◆ Work required
Would it be possible to write out each entry below exactly, without the pictures?

==== Records provided

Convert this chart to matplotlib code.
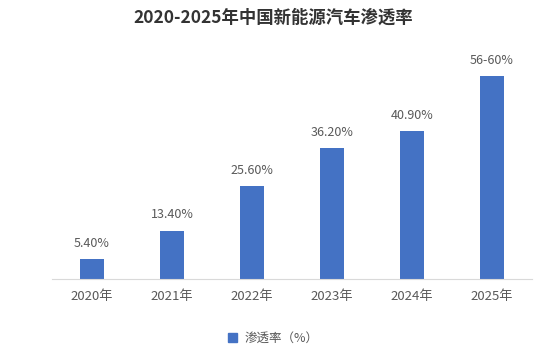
import matplotlib
matplotlib.use("Agg")
import matplotlib.pyplot as plt
from matplotlib.patches import Patch

plt.rcParams['font.family'] = ['Noto Sans CJK SC', 'DejaVu Sans']

years = ['2020年', '2021年', '2022年', '2023年', '2024年', '2025年']
rates = [5.4, 13.4, 25.6, 36.2, 40.9, 56.0]
labels = ['5.40%', '13.40%', '25.60%', '36.20%', '40.90%', '56-60%']

fig = plt.figure(figsize=(5.47, 3.58), dpi=100)
ax = fig.add_axes([0.095, 0.2207, 0.8776, 0.667])

x = range(len(years))
bars = ax.bar(x, rates, width=0.31, color='#4472C4')
for b, lab in zip(bars, labels):
    ax.text(b.get_x() + b.get_width() / 2, b.get_height() + 2.6, lab,
            ha='center', va='bottom', fontsize=9, color='#595959')

ax.set_xlim(-0.5, 5.5)
ax.set_ylim(0, 66)
ax.set_xticks(list(x))
ax.set_xticklabels(years, fontsize=9.5, color='#595959')
ax.tick_params(axis='x', length=0, pad=8)
ax.set_yticks([])
for s in ['top', 'right', 'left']:
    ax.spines[s].set_visible(False)
ax.spines['bottom'].set_color('#D9D9D9')

fig.text(0.5, 0.95, '2020-2025年中国新能源汽车渗透率', ha='center', va='center',
         fontsize=12.5, fontweight='bold', color='#333333')

fig.legend(handles=[Patch(color='#4472C4', label='渗透率（%）')],
           loc='center', bbox_to_anchor=(0.5, 0.055), frameon=False,
           fontsize=9, handlelength=0.7, handleheight=0.7, handletextpad=0.6,
           labelcolor='#595959')

fig.savefig('out.png', dpi=100)
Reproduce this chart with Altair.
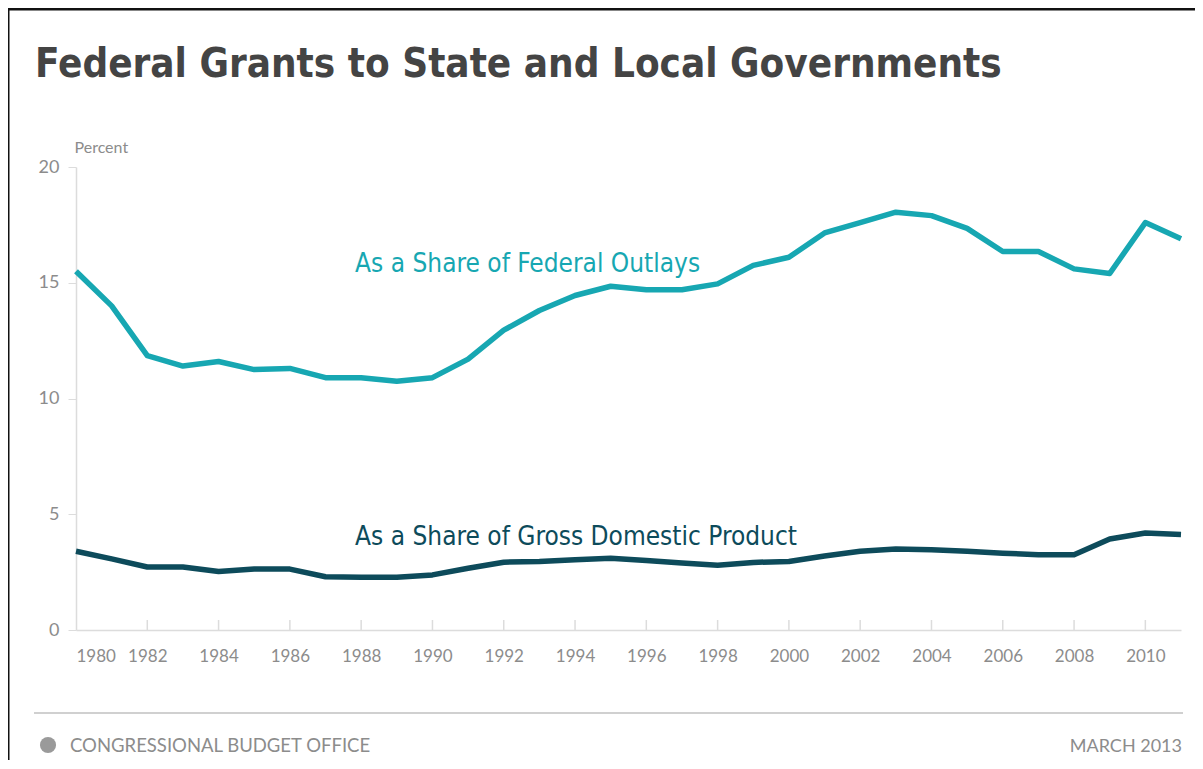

========

◆ Response to the exercise
Convert this chart to matplotlib code.
import matplotlib
matplotlib.use("Agg")
import matplotlib.pyplot as plt
from matplotlib.patches import Patch

plt.rcParams['font.family'] = ['Noto Sans CJK SC', 'DejaVu Sans']

years = ['2020年', '2021年', '2022年', '2023年', '2024年', '2025年']
rates = [5.4, 13.4, 25.6, 36.2, 40.9, 56.0]
labels = ['5.40%', '13.40%', '25.60%', '36.20%', '40.90%', '56-60%']

fig = plt.figure(figsize=(5.47, 3.58), dpi=100)
ax = fig.add_axes([0.095, 0.2207, 0.8776, 0.667])

x = range(len(years))
bars = ax.bar(x, rates, width=0.31, color='#4472C4')
for b, lab in zip(bars, labels):
    ax.text(b.get_x() + b.get_width() / 2, b.get_height() + 2.6, lab,
            ha='center', va='bottom', fontsize=9, color='#595959')

ax.set_xlim(-0.5, 5.5)
ax.set_ylim(0, 66)
ax.set_xticks(list(x))
ax.set_xticklabels(years, fontsize=9.5, color='#595959')
ax.tick_params(axis='x', length=0, pad=8)
ax.set_yticks([])
for s in ['top', 'right', 'left']:
    ax.spines[s].set_visible(False)
ax.spines['bottom'].set_color('#D9D9D9')

fig.text(0.5, 0.95, '2020-2025年中国新能源汽车渗透率', ha='center', va='center',
         fontsize=12.5, fontweight='bold', color='#333333')

fig.legend(handles=[Patch(color='#4472C4', label='渗透率（%）')],
           loc='center', bbox_to_anchor=(0.5, 0.055), frameon=False,
           fontsize=9, handlelength=0.7, handleheight=0.7, handletextpad=0.6,
           labelcolor='#595959')

fig.savefig('out.png', dpi=100)
Reproduce this chart with Altair.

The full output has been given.